Roth IRAs: Wealthy savers eye a switcheroo

Thanks to a federal law just coming into effect, taxpayers earning more than $100,000 can take advantage of a Roth IRA.

Next year high earners may be surprisingly eager to incur a larger tax bill, said Pamela Yip in The Dallas Morning News. But only because they want to avoid paying even higher taxes in the future. The way they could manage this feat is by converting the funds in their tax-deferred IRA accounts into Roth IRAs, whose funds aren’t taxed upon withdrawal. For years, the Roth IRA “has been one of the best tax breaks around”—but it’s only been available to taxpayers with less than $100,000 in annual adjusted gross income. “That will change next year,” thanks to a federal law just coming into effect. Switching funds into a Roth IRA means paying income taxes immediately on the entire converted amount, so the initial cost may be “substantial.” But so are the benefits.

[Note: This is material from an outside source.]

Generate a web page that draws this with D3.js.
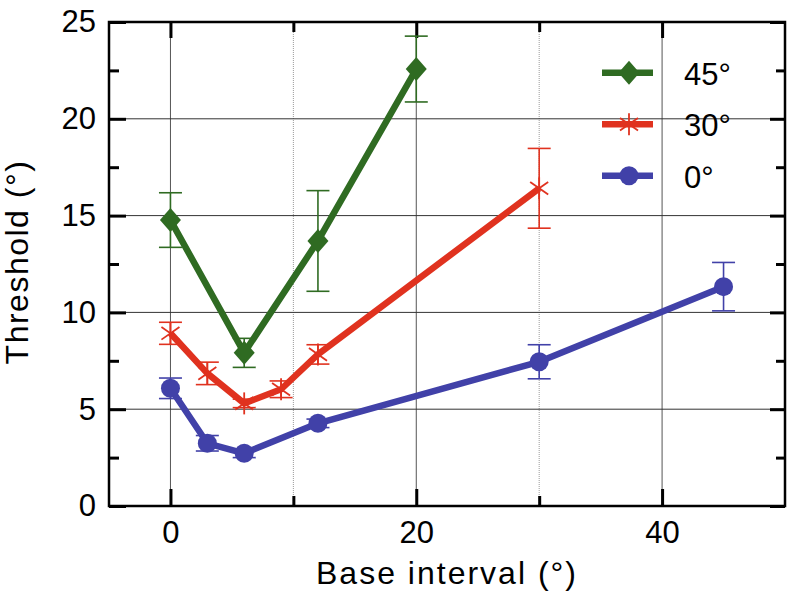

Just because high-income investors will soon have the option of converting to a Roth doesn’t mean they should, said Jeff Benjamin in Investment News. Tax experts are “working overtime on Roth conversion number-crunching scenarios” for their wealthy clients, but the “wild card” is predicting what will happen to income tax rates in the future. Taxes for many high earners could go up as soon as 2010. “Lots and lots of people are ­talking about doing Roth conversions next year, blindly thinking they’ll still be in a 35 percent tax bracket,” said Herbert Daroff, a tax attorney with Baystate ­Financial Planning in Boston. “But with the conversion income and potential tax increases, you could end up in a 50 percent or 60 percent tax bracket next year.”

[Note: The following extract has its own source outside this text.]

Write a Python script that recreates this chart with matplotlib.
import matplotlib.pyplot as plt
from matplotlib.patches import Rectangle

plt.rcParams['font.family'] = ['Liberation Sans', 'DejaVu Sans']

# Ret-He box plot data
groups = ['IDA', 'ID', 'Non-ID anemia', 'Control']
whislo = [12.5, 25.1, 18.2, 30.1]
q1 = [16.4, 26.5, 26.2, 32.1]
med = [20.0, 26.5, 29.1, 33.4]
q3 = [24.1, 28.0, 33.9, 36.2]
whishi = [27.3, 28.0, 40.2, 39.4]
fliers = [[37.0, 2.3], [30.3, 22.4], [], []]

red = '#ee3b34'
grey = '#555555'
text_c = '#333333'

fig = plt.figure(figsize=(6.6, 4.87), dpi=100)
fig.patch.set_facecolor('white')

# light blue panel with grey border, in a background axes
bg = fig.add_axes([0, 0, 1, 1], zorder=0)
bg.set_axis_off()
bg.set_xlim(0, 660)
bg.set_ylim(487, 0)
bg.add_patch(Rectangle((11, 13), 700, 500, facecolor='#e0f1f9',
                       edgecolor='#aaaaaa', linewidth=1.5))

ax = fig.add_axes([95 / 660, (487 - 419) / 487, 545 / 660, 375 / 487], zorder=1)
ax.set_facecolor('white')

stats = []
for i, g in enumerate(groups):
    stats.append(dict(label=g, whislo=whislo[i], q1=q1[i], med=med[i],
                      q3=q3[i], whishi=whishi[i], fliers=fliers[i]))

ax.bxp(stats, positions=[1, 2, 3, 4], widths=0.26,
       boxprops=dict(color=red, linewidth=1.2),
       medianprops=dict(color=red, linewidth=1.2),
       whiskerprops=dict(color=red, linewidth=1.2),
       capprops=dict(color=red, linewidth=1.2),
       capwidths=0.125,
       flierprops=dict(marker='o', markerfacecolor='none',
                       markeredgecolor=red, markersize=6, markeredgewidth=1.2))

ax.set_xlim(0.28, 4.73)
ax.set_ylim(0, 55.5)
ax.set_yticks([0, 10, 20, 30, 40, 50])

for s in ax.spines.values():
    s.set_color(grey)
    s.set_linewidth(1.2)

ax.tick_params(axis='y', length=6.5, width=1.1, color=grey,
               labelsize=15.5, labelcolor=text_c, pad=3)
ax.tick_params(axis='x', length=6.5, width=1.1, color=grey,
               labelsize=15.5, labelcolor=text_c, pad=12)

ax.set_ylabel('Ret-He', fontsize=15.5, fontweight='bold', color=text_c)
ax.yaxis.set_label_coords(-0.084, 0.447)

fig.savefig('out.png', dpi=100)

In 2010 only, taxpayers can choose to spread out their tax bill, said Karin Price Mueller in the Newark, N.J., Star-Ledger. Doing so might seem like a no-brainer, but it could come back to bite you—after all, tax rates could go even higher in 2011. The decision of whether to convert “depends very much on your personal circumstances.” Make sure you can afford to pay the taxes out of savings—without dipping into retirement funds—and realize that you can’t predict future tax increases or other economic factors. Ultimately, no matter what you decide, it could make hardly any difference in your lifetime tax bill. “If you assume tax rates, growth rates, and your income remain the same in retirement on either a Roth or traditional IRA account, there is no real advantage” to converting.